**Supplied material**
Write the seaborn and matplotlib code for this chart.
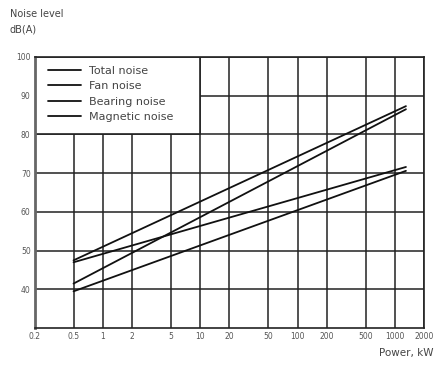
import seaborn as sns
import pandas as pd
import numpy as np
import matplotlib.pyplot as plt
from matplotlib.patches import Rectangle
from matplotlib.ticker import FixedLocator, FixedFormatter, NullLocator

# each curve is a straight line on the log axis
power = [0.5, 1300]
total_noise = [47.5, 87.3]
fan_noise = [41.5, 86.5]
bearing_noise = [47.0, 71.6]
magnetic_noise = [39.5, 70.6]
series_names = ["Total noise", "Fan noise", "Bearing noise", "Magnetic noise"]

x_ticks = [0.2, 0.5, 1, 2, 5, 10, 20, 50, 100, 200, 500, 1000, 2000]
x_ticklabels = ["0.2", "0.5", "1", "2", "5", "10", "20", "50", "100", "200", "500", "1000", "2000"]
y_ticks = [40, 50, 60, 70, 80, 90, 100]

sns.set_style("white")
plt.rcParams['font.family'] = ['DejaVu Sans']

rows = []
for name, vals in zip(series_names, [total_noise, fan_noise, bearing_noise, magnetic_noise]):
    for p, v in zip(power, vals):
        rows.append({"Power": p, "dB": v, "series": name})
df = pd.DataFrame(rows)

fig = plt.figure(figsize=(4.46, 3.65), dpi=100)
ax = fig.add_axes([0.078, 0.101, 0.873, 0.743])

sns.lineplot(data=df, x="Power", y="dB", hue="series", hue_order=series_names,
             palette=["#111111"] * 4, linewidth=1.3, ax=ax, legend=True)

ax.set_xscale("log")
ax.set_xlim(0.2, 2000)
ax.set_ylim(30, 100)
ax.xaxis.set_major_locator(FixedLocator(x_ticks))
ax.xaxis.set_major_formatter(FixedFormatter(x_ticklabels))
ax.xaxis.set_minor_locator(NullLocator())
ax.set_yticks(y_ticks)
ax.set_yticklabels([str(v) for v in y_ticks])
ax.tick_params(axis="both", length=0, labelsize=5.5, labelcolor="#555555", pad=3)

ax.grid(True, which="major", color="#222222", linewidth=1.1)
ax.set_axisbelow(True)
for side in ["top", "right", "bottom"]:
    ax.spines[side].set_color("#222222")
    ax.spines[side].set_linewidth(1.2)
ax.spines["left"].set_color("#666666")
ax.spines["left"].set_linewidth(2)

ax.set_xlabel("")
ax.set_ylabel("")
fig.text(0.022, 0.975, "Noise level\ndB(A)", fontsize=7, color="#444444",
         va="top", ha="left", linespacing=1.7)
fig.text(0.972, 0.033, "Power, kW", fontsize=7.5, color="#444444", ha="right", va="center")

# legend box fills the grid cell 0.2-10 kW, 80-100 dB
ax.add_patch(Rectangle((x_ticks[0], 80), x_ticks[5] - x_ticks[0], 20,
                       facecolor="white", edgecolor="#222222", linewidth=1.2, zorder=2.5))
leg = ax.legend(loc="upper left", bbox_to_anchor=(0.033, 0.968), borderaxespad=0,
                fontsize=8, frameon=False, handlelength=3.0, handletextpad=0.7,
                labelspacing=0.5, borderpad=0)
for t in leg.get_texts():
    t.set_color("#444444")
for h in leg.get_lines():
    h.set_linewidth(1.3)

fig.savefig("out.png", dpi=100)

**Written task**
Without the pictures, repeat the listing above exactly.

**Response**
Write the seaborn and matplotlib code for this chart.
import seaborn as sns
import pandas as pd
import numpy as np
import matplotlib.pyplot as plt
from matplotlib.patches import Rectangle
from matplotlib.ticker import FixedLocator, FixedFormatter, NullLocator

# each curve is a straight line on the log axis
power = [0.5, 1300]
total_noise = [47.5, 87.3]
fan_noise = [41.5, 86.5]
bearing_noise = [47.0, 71.6]
magnetic_noise = [39.5, 70.6]
series_names = ["Total noise", "Fan noise", "Bearing noise", "Magnetic noise"]

x_ticks = [0.2, 0.5, 1, 2, 5, 10, 20, 50, 100, 200, 500, 1000, 2000]
x_ticklabels = ["0.2", "0.5", "1", "2", "5", "10", "20", "50", "100", "200", "500", "1000", "2000"]
y_ticks = [40, 50, 60, 70, 80, 90, 100]

sns.set_style("white")
plt.rcParams['font.family'] = ['DejaVu Sans']

rows = []
for name, vals in zip(series_names, [total_noise, fan_noise, bearing_noise, magnetic_noise]):
    for p, v in zip(power, vals):
        rows.append({"Power": p, "dB": v, "series": name})
df = pd.DataFrame(rows)

fig = plt.figure(figsize=(4.46, 3.65), dpi=100)
ax = fig.add_axes([0.078, 0.101, 0.873, 0.743])

sns.lineplot(data=df, x="Power", y="dB", hue="series", hue_order=series_names,
             palette=["#111111"] * 4, linewidth=1.3, ax=ax, legend=True)

ax.set_xscale("log")
ax.set_xlim(0.2, 2000)
ax.set_ylim(30, 100)
ax.xaxis.set_major_locator(FixedLocator(x_ticks))
ax.xaxis.set_major_formatter(FixedFormatter(x_ticklabels))
ax.xaxis.set_minor_locator(NullLocator())
ax.set_yticks(y_ticks)
ax.set_yticklabels([str(v) for v in y_ticks])
ax.tick_params(axis="both", length=0, labelsize=5.5, labelcolor="#555555", pad=3)

ax.grid(True, which="major", color="#222222", linewidth=1.1)
ax.set_axisbelow(True)
for side in ["top", "right", "bottom"]:
    ax.spines[side].set_color("#222222")
    ax.spines[side].set_linewidth(1.2)
ax.spines["left"].set_color("#666666")
ax.spines["left"].set_linewidth(2)

ax.set_xlabel("")
ax.set_ylabel("")
fig.text(0.022, 0.975, "Noise level\ndB(A)", fontsize=7, color="#444444",
         va="top", ha="left", linespacing=1.7)
fig.text(0.972, 0.033, "Power, kW", fontsize=7.5, color="#444444", ha="right", va="center")

# legend box fills the grid cell 0.2-10 kW, 80-100 dB
ax.add_patch(Rectangle((x_ticks[0], 80), x_ticks[5] - x_ticks[0], 20,
                       facecolor="white", edgecolor="#222222", linewidth=1.2, zorder=2.5))
leg = ax.legend(loc="upper left", bbox_to_anchor=(0.033, 0.968), borderaxespad=0,
                fontsize=8, frameon=False, handlelength=3.0, handletextpad=0.7,
                labelspacing=0.5, borderpad=0)
for t in leg.get_texts():
    t.set_color("#444444")
for h in leg.get_lines():
    h.set_linewidth(1.3)

fig.savefig("out.png", dpi=100)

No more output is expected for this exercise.